[Task brief]: Each line below must be set down exactly; omit any image you find.

[Data provided]:
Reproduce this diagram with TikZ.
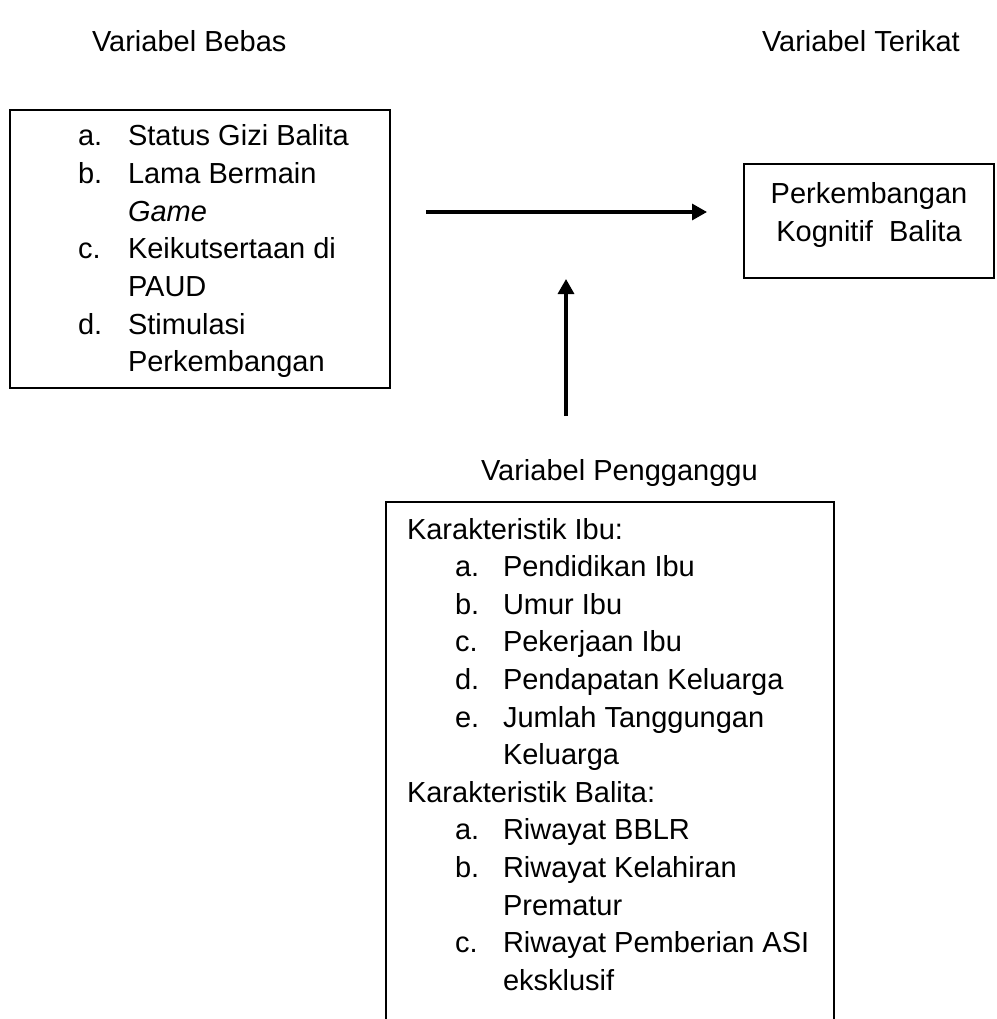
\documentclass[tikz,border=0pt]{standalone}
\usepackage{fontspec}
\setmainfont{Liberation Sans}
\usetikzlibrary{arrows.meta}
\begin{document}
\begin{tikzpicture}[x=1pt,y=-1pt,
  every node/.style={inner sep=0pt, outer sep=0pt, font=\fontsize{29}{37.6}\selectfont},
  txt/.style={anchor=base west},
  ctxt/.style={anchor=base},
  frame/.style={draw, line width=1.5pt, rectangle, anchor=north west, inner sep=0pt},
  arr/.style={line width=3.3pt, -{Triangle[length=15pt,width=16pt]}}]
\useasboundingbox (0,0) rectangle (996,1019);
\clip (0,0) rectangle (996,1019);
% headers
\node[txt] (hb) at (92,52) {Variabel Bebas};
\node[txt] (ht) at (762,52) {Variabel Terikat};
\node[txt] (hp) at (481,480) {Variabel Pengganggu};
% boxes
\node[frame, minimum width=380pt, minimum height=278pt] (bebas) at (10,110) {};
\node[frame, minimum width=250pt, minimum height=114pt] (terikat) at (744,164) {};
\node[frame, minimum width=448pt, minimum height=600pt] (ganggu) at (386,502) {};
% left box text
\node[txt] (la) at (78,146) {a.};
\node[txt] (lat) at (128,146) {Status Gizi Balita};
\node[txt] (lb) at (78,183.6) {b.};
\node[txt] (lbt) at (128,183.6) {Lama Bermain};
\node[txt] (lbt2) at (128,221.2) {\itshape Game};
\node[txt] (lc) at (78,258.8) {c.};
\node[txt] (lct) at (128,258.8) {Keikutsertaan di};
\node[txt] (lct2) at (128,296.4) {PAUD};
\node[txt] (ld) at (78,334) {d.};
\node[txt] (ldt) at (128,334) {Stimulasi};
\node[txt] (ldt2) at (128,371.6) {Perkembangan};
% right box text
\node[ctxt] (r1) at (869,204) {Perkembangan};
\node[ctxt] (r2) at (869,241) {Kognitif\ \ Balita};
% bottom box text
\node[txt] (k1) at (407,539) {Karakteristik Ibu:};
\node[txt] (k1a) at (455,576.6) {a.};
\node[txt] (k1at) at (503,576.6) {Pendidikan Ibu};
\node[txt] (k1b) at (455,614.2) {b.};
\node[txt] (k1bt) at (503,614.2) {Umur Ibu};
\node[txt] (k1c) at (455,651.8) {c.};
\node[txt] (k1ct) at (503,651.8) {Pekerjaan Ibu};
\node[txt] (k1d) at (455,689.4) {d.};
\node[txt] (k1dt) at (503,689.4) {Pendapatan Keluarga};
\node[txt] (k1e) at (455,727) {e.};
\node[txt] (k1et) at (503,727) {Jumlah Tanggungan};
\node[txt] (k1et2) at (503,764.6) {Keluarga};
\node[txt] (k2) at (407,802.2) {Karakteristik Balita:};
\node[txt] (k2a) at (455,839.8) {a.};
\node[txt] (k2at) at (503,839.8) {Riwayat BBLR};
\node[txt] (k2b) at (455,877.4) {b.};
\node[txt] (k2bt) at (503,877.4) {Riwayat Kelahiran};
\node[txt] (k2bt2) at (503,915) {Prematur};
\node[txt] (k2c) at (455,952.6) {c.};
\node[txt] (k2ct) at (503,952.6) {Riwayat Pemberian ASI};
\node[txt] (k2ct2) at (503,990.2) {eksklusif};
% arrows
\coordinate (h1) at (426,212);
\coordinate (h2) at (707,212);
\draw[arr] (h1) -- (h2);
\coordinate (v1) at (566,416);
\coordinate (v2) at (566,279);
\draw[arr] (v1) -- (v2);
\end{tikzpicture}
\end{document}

[Exercise solution]:
Reproduce this diagram with TikZ.
\documentclass[tikz,border=0pt]{standalone}
\usepackage{fontspec}
\setmainfont{Liberation Sans}
\usetikzlibrary{arrows.meta}
\begin{document}
\begin{tikzpicture}[x=1pt,y=-1pt,
  every node/.style={inner sep=0pt, outer sep=0pt, font=\fontsize{29}{37.6}\selectfont},
  txt/.style={anchor=base west},
  ctxt/.style={anchor=base},
  frame/.style={draw, line width=1.5pt, rectangle, anchor=north west, inner sep=0pt},
  arr/.style={line width=3.3pt, -{Triangle[length=15pt,width=16pt]}}]
\useasboundingbox (0,0) rectangle (996,1019);
\clip (0,0) rectangle (996,1019);
% headers
\node[txt] (hb) at (92,52) {Variabel Bebas};
\node[txt] (ht) at (762,52) {Variabel Terikat};
\node[txt] (hp) at (481,480) {Variabel Pengganggu};
% boxes
\node[frame, minimum width=380pt, minimum height=278pt] (bebas) at (10,110) {};
\node[frame, minimum width=250pt, minimum height=114pt] (terikat) at (744,164) {};
\node[frame, minimum width=448pt, minimum height=600pt] (ganggu) at (386,502) {};
% left box text
\node[txt] (la) at (78,146) {a.};
\node[txt] (lat) at (128,146) {Status Gizi Balita};
\node[txt] (lb) at (78,183.6) {b.};
\node[txt] (lbt) at (128,183.6) {Lama Bermain};
\node[txt] (lbt2) at (128,221.2) {\itshape Game};
\node[txt] (lc) at (78,258.8) {c.};
\node[txt] (lct) at (128,258.8) {Keikutsertaan di};
\node[txt] (lct2) at (128,296.4) {PAUD};
\node[txt] (ld) at (78,334) {d.};
\node[txt] (ldt) at (128,334) {Stimulasi};
\node[txt] (ldt2) at (128,371.6) {Perkembangan};
% right box text
\node[ctxt] (r1) at (869,204) {Perkembangan};
\node[ctxt] (r2) at (869,241) {Kognitif\ \ Balita};
% bottom box text
\node[txt] (k1) at (407,539) {Karakteristik Ibu:};
\node[txt] (k1a) at (455,576.6) {a.};
\node[txt] (k1at) at (503,576.6) {Pendidikan Ibu};
\node[txt] (k1b) at (455,614.2) {b.};
\node[txt] (k1bt) at (503,614.2) {Umur Ibu};
\node[txt] (k1c) at (455,651.8) {c.};
\node[txt] (k1ct) at (503,651.8) {Pekerjaan Ibu};
\node[txt] (k1d) at (455,689.4) {d.};
\node[txt] (k1dt) at (503,689.4) {Pendapatan Keluarga};
\node[txt] (k1e) at (455,727) {e.};
\node[txt] (k1et) at (503,727) {Jumlah Tanggungan};
\node[txt] (k1et2) at (503,764.6) {Keluarga};
\node[txt] (k2) at (407,802.2) {Karakteristik Balita:};
\node[txt] (k2a) at (455,839.8) {a.};
\node[txt] (k2at) at (503,839.8) {Riwayat BBLR};
\node[txt] (k2b) at (455,877.4) {b.};
\node[txt] (k2bt) at (503,877.4) {Riwayat Kelahiran};
\node[txt] (k2bt2) at (503,915) {Prematur};
\node[txt] (k2c) at (455,952.6) {c.};
\node[txt] (k2ct) at (503,952.6) {Riwayat Pemberian ASI};
\node[txt] (k2ct2) at (503,990.2) {eksklusif};
% arrows
\coordinate (h1) at (426,212);
\coordinate (h2) at (707,212);
\draw[arr] (h1) -- (h2);
\coordinate (v1) at (566,416);
\coordinate (v2) at (566,279);
\draw[arr] (v1) -- (v2);
\end{tikzpicture}
\end{document}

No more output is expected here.